- **AIM**: Print the lines from the one that contains "Convert this chart to D3.js code." to the one that contains "598, bottom: 341", inclusive, exactly as they appear, and please drop any pictures.

- **EXTRACTED INFORMATION**:
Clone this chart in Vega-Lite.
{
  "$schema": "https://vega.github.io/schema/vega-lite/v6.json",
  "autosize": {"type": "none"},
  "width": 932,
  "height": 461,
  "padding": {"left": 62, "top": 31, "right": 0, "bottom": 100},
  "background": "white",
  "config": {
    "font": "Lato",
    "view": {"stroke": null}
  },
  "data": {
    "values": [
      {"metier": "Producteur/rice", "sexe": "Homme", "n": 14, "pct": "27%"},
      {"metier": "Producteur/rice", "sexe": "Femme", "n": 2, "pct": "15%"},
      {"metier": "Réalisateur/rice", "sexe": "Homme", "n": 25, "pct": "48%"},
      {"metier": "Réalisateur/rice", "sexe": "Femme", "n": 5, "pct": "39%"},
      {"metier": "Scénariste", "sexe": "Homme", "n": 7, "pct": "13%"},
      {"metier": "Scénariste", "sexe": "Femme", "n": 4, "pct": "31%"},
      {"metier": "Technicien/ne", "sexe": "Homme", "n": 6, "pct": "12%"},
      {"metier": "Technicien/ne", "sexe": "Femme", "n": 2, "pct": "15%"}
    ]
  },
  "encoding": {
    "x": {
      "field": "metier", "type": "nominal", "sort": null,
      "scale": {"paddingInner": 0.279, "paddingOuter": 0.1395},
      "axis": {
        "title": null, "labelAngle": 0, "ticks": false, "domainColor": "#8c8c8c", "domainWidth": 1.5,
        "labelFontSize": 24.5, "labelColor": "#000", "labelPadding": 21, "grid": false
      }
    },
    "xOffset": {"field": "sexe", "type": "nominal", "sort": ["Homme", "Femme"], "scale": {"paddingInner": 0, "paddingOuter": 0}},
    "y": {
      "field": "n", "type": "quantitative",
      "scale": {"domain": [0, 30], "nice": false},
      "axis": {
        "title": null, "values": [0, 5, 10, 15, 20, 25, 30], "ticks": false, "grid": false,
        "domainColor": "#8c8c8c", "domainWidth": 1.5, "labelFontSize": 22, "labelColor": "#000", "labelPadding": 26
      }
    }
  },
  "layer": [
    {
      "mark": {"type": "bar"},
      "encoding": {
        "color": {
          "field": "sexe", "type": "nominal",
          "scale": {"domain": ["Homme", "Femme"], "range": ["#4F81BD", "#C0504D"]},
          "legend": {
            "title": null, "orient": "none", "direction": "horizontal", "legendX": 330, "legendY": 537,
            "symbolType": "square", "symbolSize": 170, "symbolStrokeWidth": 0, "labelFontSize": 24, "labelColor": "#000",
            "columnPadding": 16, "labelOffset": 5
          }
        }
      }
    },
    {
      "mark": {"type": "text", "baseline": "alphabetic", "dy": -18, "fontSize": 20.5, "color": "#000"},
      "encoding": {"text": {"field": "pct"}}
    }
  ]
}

* * *

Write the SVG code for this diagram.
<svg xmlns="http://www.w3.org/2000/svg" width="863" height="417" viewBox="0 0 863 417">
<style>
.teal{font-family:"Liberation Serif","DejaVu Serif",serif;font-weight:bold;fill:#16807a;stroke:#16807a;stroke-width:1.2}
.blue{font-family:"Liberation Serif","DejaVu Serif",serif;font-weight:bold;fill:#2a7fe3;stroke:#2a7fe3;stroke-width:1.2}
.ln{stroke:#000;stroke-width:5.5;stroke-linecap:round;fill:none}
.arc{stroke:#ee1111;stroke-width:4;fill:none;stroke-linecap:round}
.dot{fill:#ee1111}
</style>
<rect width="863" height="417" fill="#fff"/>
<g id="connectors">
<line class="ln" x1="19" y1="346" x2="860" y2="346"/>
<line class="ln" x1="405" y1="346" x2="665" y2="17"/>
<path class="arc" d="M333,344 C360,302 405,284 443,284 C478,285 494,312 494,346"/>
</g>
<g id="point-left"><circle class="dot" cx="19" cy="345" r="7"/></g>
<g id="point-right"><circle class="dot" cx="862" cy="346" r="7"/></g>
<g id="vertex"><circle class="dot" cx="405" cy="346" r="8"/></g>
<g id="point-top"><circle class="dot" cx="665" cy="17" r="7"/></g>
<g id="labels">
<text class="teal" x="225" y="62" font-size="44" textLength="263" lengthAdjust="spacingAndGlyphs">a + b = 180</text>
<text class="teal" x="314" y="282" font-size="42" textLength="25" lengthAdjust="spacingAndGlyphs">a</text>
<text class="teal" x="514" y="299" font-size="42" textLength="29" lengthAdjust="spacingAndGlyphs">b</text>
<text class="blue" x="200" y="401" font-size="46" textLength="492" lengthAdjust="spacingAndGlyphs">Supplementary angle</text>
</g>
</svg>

...

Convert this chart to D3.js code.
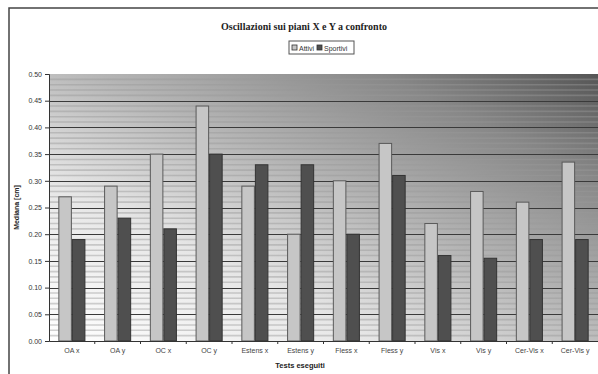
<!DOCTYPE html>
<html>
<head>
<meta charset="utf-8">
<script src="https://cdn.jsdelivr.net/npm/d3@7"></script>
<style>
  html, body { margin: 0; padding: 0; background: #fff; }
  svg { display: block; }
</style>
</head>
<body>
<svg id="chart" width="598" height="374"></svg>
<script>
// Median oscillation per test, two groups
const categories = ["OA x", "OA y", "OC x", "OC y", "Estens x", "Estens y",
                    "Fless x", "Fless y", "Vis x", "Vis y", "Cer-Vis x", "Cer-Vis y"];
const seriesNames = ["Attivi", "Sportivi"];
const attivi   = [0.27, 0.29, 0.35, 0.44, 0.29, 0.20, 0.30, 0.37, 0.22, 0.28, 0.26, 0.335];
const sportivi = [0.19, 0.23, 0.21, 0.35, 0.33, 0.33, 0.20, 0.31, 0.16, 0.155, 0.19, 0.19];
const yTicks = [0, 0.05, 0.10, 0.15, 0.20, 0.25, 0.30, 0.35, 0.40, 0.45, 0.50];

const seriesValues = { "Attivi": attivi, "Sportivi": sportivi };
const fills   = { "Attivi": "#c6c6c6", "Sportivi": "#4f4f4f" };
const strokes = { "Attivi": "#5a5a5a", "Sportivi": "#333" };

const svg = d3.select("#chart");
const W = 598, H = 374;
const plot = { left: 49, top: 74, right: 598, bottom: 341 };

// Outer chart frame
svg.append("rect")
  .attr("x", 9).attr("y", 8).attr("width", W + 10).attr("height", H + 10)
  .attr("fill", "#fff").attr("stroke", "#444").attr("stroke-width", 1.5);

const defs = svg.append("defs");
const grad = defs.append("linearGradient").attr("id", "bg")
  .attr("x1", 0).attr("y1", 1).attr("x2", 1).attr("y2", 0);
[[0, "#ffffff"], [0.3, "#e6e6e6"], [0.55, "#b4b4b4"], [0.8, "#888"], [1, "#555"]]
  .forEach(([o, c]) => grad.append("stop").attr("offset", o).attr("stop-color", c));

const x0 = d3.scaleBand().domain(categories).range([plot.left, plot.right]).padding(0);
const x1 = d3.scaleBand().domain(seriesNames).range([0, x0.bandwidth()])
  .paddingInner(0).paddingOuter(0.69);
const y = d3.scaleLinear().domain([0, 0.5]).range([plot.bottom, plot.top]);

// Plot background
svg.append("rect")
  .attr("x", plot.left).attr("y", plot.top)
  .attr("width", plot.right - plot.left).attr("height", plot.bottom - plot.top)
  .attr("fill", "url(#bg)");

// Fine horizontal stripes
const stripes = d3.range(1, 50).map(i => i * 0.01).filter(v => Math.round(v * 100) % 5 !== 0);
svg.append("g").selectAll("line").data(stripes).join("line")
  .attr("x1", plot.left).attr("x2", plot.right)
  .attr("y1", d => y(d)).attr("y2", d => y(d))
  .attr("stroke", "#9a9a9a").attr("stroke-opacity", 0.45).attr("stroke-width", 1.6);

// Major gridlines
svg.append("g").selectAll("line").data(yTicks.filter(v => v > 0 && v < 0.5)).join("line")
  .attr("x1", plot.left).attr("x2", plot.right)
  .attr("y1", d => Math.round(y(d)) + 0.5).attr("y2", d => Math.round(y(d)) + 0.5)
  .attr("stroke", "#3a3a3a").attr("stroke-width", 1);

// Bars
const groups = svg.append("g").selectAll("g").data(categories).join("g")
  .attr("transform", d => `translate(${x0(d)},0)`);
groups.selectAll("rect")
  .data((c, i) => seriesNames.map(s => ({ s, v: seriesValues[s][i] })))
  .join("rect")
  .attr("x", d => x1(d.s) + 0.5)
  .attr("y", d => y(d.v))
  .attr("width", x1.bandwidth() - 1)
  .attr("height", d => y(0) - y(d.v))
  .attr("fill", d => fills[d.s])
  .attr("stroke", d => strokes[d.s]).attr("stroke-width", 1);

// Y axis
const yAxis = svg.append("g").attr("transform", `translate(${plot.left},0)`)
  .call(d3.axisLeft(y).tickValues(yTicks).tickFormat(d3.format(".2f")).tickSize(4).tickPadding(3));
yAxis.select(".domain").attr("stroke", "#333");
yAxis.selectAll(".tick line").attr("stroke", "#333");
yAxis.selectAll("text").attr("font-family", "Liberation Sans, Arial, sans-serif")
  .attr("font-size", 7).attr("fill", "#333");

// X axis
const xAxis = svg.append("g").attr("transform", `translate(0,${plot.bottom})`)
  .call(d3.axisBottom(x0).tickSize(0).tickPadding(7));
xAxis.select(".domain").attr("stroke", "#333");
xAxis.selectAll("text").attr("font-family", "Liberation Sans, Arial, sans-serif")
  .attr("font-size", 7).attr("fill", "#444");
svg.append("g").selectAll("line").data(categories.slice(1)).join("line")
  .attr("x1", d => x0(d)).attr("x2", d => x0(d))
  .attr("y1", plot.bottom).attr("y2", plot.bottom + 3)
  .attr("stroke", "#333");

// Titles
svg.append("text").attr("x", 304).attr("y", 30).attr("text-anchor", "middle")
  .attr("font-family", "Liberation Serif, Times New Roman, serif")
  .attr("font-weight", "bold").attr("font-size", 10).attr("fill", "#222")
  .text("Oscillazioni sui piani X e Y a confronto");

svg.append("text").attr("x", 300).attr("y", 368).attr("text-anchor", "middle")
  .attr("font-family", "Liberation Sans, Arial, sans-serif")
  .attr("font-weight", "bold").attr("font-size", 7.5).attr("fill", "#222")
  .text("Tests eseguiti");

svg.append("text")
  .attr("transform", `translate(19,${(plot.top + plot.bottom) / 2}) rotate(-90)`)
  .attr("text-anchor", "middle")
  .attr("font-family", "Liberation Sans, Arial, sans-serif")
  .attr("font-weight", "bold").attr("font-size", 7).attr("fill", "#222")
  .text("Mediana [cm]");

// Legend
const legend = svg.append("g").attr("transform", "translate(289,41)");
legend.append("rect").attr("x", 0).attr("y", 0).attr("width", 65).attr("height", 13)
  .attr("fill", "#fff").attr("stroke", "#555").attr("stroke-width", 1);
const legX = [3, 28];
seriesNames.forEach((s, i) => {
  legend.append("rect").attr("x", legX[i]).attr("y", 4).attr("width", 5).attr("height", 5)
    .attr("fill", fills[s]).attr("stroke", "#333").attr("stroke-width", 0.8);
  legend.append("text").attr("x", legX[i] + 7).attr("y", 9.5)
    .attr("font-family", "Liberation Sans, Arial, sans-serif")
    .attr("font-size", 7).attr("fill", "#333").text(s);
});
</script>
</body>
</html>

- **SOLVED EXERCISE**:
Convert this chart to D3.js code.
<!DOCTYPE html>
<html>
<head>
<meta charset="utf-8">
<script src="https://cdn.jsdelivr.net/npm/d3@7"></script>
<style>
  html, body { margin: 0; padding: 0; background: #fff; }
  svg { display: block; }
</style>
</head>
<body>
<svg id="chart" width="598" height="374"></svg>
<script>
// Median oscillation per test, two groups
const categories = ["OA x", "OA y", "OC x", "OC y", "Estens x", "Estens y",
                    "Fless x", "Fless y", "Vis x", "Vis y", "Cer-Vis x", "Cer-Vis y"];
const seriesNames = ["Attivi", "Sportivi"];
const attivi   = [0.27, 0.29, 0.35, 0.44, 0.29, 0.20, 0.30, 0.37, 0.22, 0.28, 0.26, 0.335];
const sportivi = [0.19, 0.23, 0.21, 0.35, 0.33, 0.33, 0.20, 0.31, 0.16, 0.155, 0.19, 0.19];
const yTicks = [0, 0.05, 0.10, 0.15, 0.20, 0.25, 0.30, 0.35, 0.40, 0.45, 0.50];

const seriesValues = { "Attivi": attivi, "Sportivi": sportivi };
const fills   = { "Attivi": "#c6c6c6", "Sportivi": "#4f4f4f" };
const strokes = { "Attivi": "#5a5a5a", "Sportivi": "#333" };

const svg = d3.select("#chart");
const W = 598, H = 374;
const plot = { left: 49, top: 74, right: 598, bottom: 341 };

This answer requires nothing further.